從金融大國到金融強國——訪國家金融與發展實驗室副主任楊濤

從金融大國到金融強國——訪國家金融與發展實驗室副主任楊濤
2024年01月17日 15:30 市場資訊

  來源:人民周刊

  金融是國民經濟的血脈,是國家核心競爭力的重要組成部分。2023年10月30日至31日,中央金融工作會議在北京舉行,習近平總書記出席會議并發表重要講話。會議指出,要加快建設金融強國,堅定不移走中國特色金融發展之路,推動我國金融高質量發展。

  中央金融工作會議有哪些新部署、新提法?會議精神將對我國未來金融工作產生怎樣的影響?如何定義“金融強國”?為什么要建設金融強國?五篇“大文章”怎么做?國家金融與發展實驗室副主任、研究員、博導楊濤接受本刊專訪,解析當前經濟形勢,解讀金融強國的深遠意義。

  “巨國經濟體”發出時代強音

  記者:從1997年開始,我國每五年召開一次全國金融工作會議,先后在不同時期為我國金融業發展指明方向。今年的會議是中央金融委員會、中央金融工作委員會組建后,首次召開的我國金融領域最高規格的一次會議。

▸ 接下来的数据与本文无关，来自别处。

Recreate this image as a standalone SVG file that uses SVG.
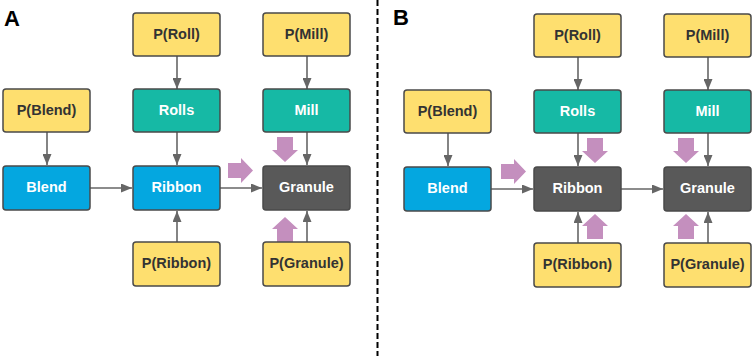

從“全國”變為“中央”,如何看待會議名稱的調整?

  楊濤:回顧歷史,1997年第一次全國金融工作會議強調“化解金融風險、加快商業銀行改革”,2002年第二次全國金融工作會議強調“繼續推動國有銀行改革,擴大金融對外開放”,2007年第三次全國金融工作會議則強調“全面深化金融體制改革”,2012年第四次全國金融工作會議又突出“創新發展與化解風險相協調”,2017年第五次全國金融工作會議則聚焦“穩發展、強監管、防風險”,并初步形成了“金融是國家重要的核心競爭力,金融安全是國家安全的重要組成部分,金融制度是經濟社會發展中重要的基礎性制度”的戰略定位。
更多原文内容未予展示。